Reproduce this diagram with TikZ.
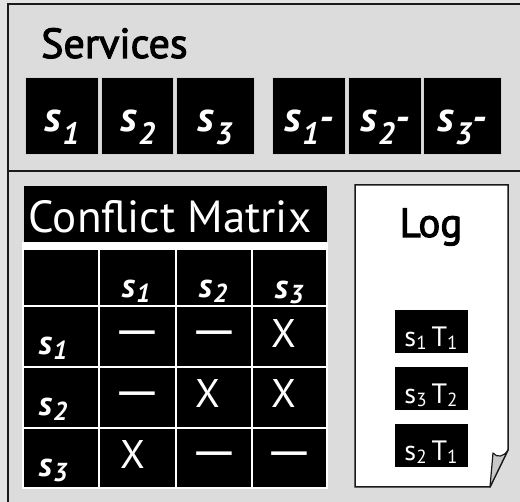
\documentclass[tikz,border=0pt]{standalone}
\usepackage{graphicx}
\usepackage{fontspec}
\setmainfont{PT Sans}
\newfontfamily\semib{PT Sans}[FakeBold=2.5]
\definecolor{outerbg}{HTML}{E4E4E4}
\definecolor{innerbg}{HTML}{DCDCDC}
\definecolor{framec}{HTML}{1A1A1A}
\definecolor{foldc}{HTML}{C8C8C8}
\newcommand\svlab[2]{{\bfseries\itshape\fontsize{42}{42}\selectfont s\kern1pt\raisebox{-13pt}{\fontsize{31}{31}\selectfont #1}#2}}
\newcommand\mxlab[1]{{\bfseries\itshape\fontsize{34}{34}\selectfont s\kern1pt\raisebox{-5pt}{\fontsize{26}{26}\selectfont #1}}}
\newcommand\lglab[2]{{\fontsize{28}{28}\selectfont s\raisebox{-3pt}{\fontsize{19}{19}\selectfont #1}\kern5pt T\raisebox{-3pt}{\fontsize{19}{19}\selectfont #2}}}
\newcommand\xmark{{\fontsize{40}{40}\selectfont X}}
\newcommand\dmark{\scalebox{1.9}[1.5]{\fontsize{32}{32}\selectfont —}}
\begin{document}
\begin{tikzpicture}[x=1pt,y=-1pt,
  svcbox/.style={fill=black,draw=gray!35,line width=0.8pt,minimum width=#1,minimum height=77pt,inner sep=0pt},
  wtxt/.style={text=white,inner sep=0pt,anchor=base},
  logbox/.style={fill=black,inner sep=0pt,minimum width=73pt,minimum height=43pt},
]
\useasboundingbox (0,0) rectangle (520,502);
\fill[outerbg] (0,0) rectangle (520,502);
\fill[innerbg] (8,4) rectangle (524,506);
\draw[framec,line width=2pt] (524,4) -- (8,4) -- (8,506);
\draw[framec,line width=2pt] (8,171) -- (524,171);
% Services
\node[anchor=base west,inner sep=0pt,font=\semib\fontsize{42}{42}\selectfont] (svctitle) at (41,58) {Services};
\node[svcbox=73pt] (b1) at (61.5,115.5) {};
\node[svcbox=72pt] (b2) at (137,115.5) {};
\node[svcbox=78pt] (b3) at (215,115.5) {};
\node[svcbox=73pt] (b4) at (308.5,115.5) {};
\node[svcbox=73pt] (b5) at (384.5,115.5) {};
\node[svcbox=78pt] (b6) at (462,115.5) {};
\node[wtxt] (t1) at (62,132) {\svlab{1}{}};
\node[wtxt] (t2) at (138,132) {\svlab{2}{}};
\node[wtxt] (t3) at (215,132) {\svlab{3}{}};
\node[wtxt] (t4) at (309,132) {\svlab{1}{-}};
\node[wtxt] (t5) at (385,132) {\svlab{2}{-}};
\node[wtxt] (t6) at (462,132) {\svlab{3}{-}};
% Conflict matrix
\fill[black] (24,186) rectangle (327,242);
\node[wtxt,font=\fontsize{45}{45}\selectfont] (cmtitle) at (170,233) {Conflict Matrix};
\fill[white] (22,242) rectangle (328,489);
\foreach \xa/\xb in {24/98,100/175,177/251,253/326}{
  \foreach \ya/\yb in {250/305,307/366,368/427,429/487}{
    \fill[black] (\xa,\ya) rectangle (\xb,\yb);
  }
}
\node[wtxt] (h1) at (136,298) {\mxlab{1}};
\node[wtxt] (h2) at (213,298) {\mxlab{2}};
\node[wtxt] (h3) at (289,299) {\mxlab{3}};
\node[wtxt] (r1) at (53,355) {\mxlab{1}};
\node[wtxt] (r2) at (53,416) {\mxlab{2}};
\node[wtxt] (r3) at (53,477) {\mxlab{3}};
\node[wtxt] (c11) at (137.5,347) {\dmark};
\node[wtxt] (c12) at (214,347) {\dmark};
\node[wtxt] (c13) at (284,348) {\xmark};
\node[wtxt] (c21) at (137.5,408) {\dmark};
\node[wtxt] (c22) at (208,408) {\xmark};
\node[wtxt] (c23) at (284,408) {\xmark};
\node[wtxt] (c31) at (133,469) {\xmark};
\node[wtxt] (c32) at (214,468) {\dmark};
\node[wtxt] (c33) at (289.5,468) {\dmark};
% Log
\draw[fill=white,draw=framec,line width=1.5pt,line join=miter] (355,185) -- (508,185) -- (508,450) -- (490,487) -- (355,487) -- cycle;
\draw[fill=foldc,draw=framec,line width=1.2pt,line join=round] (490,487) -- (493,453) .. controls (497,458) and (504,457) .. (508,450) -- cycle;
\node[anchor=base,inner sep=0pt,font=\semib\fontsize{41}{41}\selectfont] (logtitle) at (431,237) {Log};
\node[logbox] (l1) at (431.5,332) {};
\node[logbox] (l2) at (431.5,388.5) {};
\node[logbox] (l3) at (431.5,445.5) {};
\node[wtxt] (lt1) at (431,347) {\lglab{1}{1}};
\node[wtxt] (lt2) at (431,404) {\lglab{3}{2}};
\node[wtxt] (lt3) at (431,461) {\lglab{2}{1}};
\end{tikzpicture}
\end{document}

--------------------------------------------------

**Requirements:** Print the listing above in full, exactly as written. Omit any pictures.

**Exercise result:**
Reproduce this diagram with TikZ.
\documentclass[tikz,border=0pt]{standalone}
\usepackage{graphicx}
\usepackage{fontspec}
\setmainfont{PT Sans}
\newfontfamily\semib{PT Sans}[FakeBold=2.5]
\definecolor{outerbg}{HTML}{E4E4E4}
\definecolor{innerbg}{HTML}{DCDCDC}
\definecolor{framec}{HTML}{1A1A1A}
\definecolor{foldc}{HTML}{C8C8C8}
\newcommand\svlab[2]{{\bfseries\itshape\fontsize{42}{42}\selectfont s\kern1pt\raisebox{-13pt}{\fontsize{31}{31}\selectfont #1}#2}}
\newcommand\mxlab[1]{{\bfseries\itshape\fontsize{34}{34}\selectfont s\kern1pt\raisebox{-5pt}{\fontsize{26}{26}\selectfont #1}}}
\newcommand\lglab[2]{{\fontsize{28}{28}\selectfont s\raisebox{-3pt}{\fontsize{19}{19}\selectfont #1}\kern5pt T\raisebox{-3pt}{\fontsize{19}{19}\selectfont #2}}}
\newcommand\xmark{{\fontsize{40}{40}\selectfont X}}
\newcommand\dmark{\scalebox{1.9}[1.5]{\fontsize{32}{32}\selectfont —}}
\begin{document}
\begin{tikzpicture}[x=1pt,y=-1pt,
  svcbox/.style={fill=black,draw=gray!35,line width=0.8pt,minimum width=#1,minimum height=77pt,inner sep=0pt},
  wtxt/.style={text=white,inner sep=0pt,anchor=base},
  logbox/.style={fill=black,inner sep=0pt,minimum width=73pt,minimum height=43pt},
]
\useasboundingbox (0,0) rectangle (520,502);
\fill[outerbg] (0,0) rectangle (520,502);
\fill[innerbg] (8,4) rectangle (524,506);
\draw[framec,line width=2pt] (524,4) -- (8,4) -- (8,506);
\draw[framec,line width=2pt] (8,171) -- (524,171);
% Services
\node[anchor=base west,inner sep=0pt,font=\semib\fontsize{42}{42}\selectfont] (svctitle) at (41,58) {Services};
\node[svcbox=73pt] (b1) at (61.5,115.5) {};
\node[svcbox=72pt] (b2) at (137,115.5) {};
\node[svcbox=78pt] (b3) at (215,115.5) {};
\node[svcbox=73pt] (b4) at (308.5,115.5) {};
\node[svcbox=73pt] (b5) at (384.5,115.5) {};
\node[svcbox=78pt] (b6) at (462,115.5) {};
\node[wtxt] (t1) at (62,132) {\svlab{1}{}};
\node[wtxt] (t2) at (138,132) {\svlab{2}{}};
\node[wtxt] (t3) at (215,132) {\svlab{3}{}};
\node[wtxt] (t4) at (309,132) {\svlab{1}{-}};
\node[wtxt] (t5) at (385,132) {\svlab{2}{-}};
\node[wtxt] (t6) at (462,132) {\svlab{3}{-}};
% Conflict matrix
\fill[black] (24,186) rectangle (327,242);
\node[wtxt,font=\fontsize{45}{45}\selectfont] (cmtitle) at (170,233) {Conflict Matrix};
\fill[white] (22,242) rectangle (328,489);
\foreach \xa/\xb in {24/98,100/175,177/251,253/326}{
  \foreach \ya/\yb in {250/305,307/366,368/427,429/487}{
    \fill[black] (\xa,\ya) rectangle (\xb,\yb);
  }
}
\node[wtxt] (h1) at (136,298) {\mxlab{1}};
\node[wtxt] (h2) at (213,298) {\mxlab{2}};
\node[wtxt] (h3) at (289,299) {\mxlab{3}};
\node[wtxt] (r1) at (53,355) {\mxlab{1}};
\node[wtxt] (r2) at (53,416) {\mxlab{2}};
\node[wtxt] (r3) at (53,477) {\mxlab{3}};
\node[wtxt] (c11) at (137.5,347) {\dmark};
\node[wtxt] (c12) at (214,347) {\dmark};
\node[wtxt] (c13) at (284,348) {\xmark};
\node[wtxt] (c21) at (137.5,408) {\dmark};
\node[wtxt] (c22) at (208,408) {\xmark};
\node[wtxt] (c23) at (284,408) {\xmark};
\node[wtxt] (c31) at (133,469) {\xmark};
\node[wtxt] (c32) at (214,468) {\dmark};
\node[wtxt] (c33) at (289.5,468) {\dmark};
% Log
\draw[fill=white,draw=framec,line width=1.5pt,line join=miter] (355,185) -- (508,185) -- (508,450) -- (490,487) -- (355,487) -- cycle;
\draw[fill=foldc,draw=framec,line width=1.2pt,line join=round] (490,487) -- (493,453) .. controls (497,458) and (504,457) .. (508,450) -- cycle;
\node[anchor=base,inner sep=0pt,font=\semib\fontsize{41}{41}\selectfont] (logtitle) at (431,237) {Log};
\node[logbox] (l1) at (431.5,332) {};
\node[logbox] (l2) at (431.5,388.5) {};
\node[logbox] (l3) at (431.5,445.5) {};
\node[wtxt] (lt1) at (431,347) {\lglab{1}{1}};
\node[wtxt] (lt2) at (431,404) {\lglab{3}{2}};
\node[wtxt] (lt3) at (431,461) {\lglab{2}{1}};
\end{tikzpicture}
\end{document}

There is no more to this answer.